+++ LISTED RECORDS
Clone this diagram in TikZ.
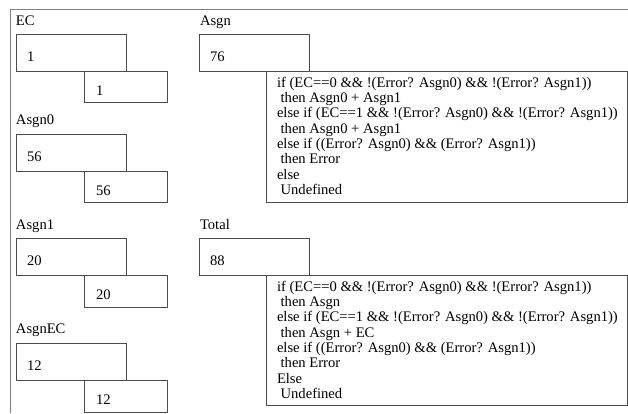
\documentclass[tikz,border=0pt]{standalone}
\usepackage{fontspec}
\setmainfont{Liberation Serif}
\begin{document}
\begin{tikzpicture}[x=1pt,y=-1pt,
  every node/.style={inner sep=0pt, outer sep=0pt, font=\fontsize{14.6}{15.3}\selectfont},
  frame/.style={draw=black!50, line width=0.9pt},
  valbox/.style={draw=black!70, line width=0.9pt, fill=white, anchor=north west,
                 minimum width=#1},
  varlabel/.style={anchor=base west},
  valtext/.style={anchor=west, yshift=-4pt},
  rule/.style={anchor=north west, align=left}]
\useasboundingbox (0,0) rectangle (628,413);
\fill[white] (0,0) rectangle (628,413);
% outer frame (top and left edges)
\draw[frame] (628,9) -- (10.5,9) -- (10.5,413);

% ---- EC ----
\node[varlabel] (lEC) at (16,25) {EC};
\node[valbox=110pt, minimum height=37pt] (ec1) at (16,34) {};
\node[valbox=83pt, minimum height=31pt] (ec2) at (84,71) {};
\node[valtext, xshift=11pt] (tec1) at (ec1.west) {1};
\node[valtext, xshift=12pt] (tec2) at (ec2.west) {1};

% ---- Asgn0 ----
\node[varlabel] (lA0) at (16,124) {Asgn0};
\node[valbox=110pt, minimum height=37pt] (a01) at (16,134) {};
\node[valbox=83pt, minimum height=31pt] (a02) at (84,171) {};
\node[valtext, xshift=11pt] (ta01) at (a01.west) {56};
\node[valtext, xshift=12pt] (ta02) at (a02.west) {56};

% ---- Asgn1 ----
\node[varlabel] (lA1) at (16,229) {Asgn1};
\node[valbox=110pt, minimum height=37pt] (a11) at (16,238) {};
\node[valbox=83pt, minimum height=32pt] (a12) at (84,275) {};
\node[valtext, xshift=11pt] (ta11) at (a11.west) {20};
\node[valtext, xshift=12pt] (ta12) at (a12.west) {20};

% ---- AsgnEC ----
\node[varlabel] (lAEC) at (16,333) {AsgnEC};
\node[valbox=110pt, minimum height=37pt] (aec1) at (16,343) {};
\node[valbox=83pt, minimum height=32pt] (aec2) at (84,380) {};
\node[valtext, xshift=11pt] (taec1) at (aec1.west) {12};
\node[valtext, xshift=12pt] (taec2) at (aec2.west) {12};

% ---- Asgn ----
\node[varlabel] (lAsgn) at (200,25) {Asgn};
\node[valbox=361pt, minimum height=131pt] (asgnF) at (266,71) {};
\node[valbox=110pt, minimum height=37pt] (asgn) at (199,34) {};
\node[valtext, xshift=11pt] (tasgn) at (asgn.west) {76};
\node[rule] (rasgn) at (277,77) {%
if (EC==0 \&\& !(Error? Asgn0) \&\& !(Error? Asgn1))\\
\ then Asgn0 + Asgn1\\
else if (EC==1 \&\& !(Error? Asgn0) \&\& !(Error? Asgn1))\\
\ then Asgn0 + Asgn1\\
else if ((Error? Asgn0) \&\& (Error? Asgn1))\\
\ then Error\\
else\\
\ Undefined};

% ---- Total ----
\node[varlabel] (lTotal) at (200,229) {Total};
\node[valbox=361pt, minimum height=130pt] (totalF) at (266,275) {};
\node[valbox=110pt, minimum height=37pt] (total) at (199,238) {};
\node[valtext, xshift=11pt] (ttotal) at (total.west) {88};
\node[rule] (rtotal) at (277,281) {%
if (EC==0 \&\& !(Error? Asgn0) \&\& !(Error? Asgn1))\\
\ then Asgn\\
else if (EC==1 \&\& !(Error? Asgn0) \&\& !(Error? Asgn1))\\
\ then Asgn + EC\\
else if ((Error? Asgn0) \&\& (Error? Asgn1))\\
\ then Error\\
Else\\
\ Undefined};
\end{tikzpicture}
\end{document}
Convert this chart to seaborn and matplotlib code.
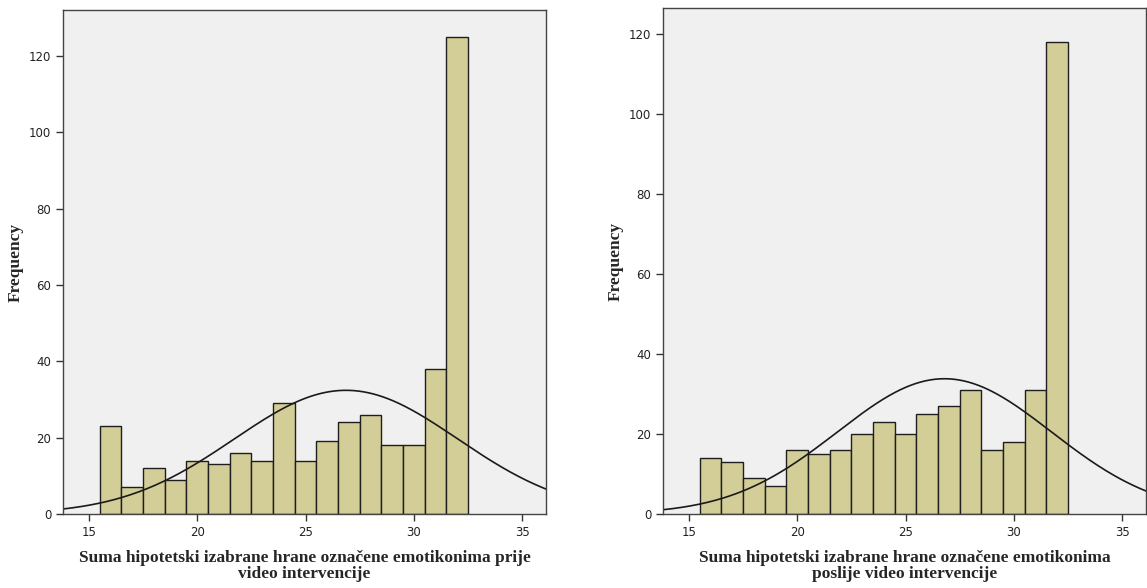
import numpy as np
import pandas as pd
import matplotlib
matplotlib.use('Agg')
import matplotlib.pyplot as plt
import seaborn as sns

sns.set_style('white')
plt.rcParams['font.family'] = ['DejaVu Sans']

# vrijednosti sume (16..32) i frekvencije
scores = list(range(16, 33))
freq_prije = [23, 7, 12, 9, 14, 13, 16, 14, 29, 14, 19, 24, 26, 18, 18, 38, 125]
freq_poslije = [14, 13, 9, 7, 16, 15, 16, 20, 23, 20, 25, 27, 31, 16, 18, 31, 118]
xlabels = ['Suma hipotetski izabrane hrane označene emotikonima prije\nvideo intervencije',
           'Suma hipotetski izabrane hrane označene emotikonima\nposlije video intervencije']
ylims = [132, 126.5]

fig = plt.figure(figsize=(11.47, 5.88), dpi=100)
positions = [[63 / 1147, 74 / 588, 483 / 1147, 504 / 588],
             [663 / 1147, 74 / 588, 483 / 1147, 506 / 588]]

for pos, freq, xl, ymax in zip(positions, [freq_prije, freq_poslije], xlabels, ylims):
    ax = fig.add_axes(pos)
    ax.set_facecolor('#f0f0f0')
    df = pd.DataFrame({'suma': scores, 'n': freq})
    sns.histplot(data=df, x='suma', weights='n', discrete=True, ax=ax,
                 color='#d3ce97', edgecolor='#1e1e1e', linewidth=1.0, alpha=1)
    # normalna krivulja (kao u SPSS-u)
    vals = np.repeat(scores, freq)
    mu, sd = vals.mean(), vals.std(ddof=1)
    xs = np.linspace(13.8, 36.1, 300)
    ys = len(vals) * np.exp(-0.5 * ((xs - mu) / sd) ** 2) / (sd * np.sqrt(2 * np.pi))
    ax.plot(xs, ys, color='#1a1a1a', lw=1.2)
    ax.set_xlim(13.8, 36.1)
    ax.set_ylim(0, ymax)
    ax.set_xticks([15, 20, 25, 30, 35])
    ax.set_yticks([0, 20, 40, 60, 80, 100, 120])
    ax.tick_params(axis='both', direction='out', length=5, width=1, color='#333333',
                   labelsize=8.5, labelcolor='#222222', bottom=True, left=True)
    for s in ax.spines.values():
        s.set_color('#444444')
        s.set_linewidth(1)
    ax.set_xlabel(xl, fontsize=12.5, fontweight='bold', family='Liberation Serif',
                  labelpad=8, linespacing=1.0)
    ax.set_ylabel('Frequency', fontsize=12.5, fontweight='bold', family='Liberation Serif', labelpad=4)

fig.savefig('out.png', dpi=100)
++++++
■ REQUIRED WORK:
Extract the part of the records that opens with the line containing "Convert this chart" and closes with the line containing "[663 / 1147, 74". Take only those lines, exactly, and no pictures.

■ RESULT OF THE EXERCISE:
Convert this chart to seaborn and matplotlib code.
import numpy as np
import pandas as pd
import matplotlib
matplotlib.use('Agg')
import matplotlib.pyplot as plt
import seaborn as sns

sns.set_style('white')
plt.rcParams['font.family'] = ['DejaVu Sans']

# vrijednosti sume (16..32) i frekvencije
scores = list(range(16, 33))
freq_prije = [23, 7, 12, 9, 14, 13, 16, 14, 29, 14, 19, 24, 26, 18, 18, 38, 125]
freq_poslije = [14, 13, 9, 7, 16, 15, 16, 20, 23, 20, 25, 27, 31, 16, 18, 31, 118]
xlabels = ['Suma hipotetski izabrane hrane označene emotikonima prije\nvideo intervencije',
           'Suma hipotetski izabrane hrane označene emotikonima\nposlije video intervencije']
ylims = [132, 126.5]

fig = plt.figure(figsize=(11.47, 5.88), dpi=100)
positions = [[63 / 1147, 74 / 588, 483 / 1147, 504 / 588],
             [663 / 1147, 74 / 588, 483 / 1147, 506 / 588]]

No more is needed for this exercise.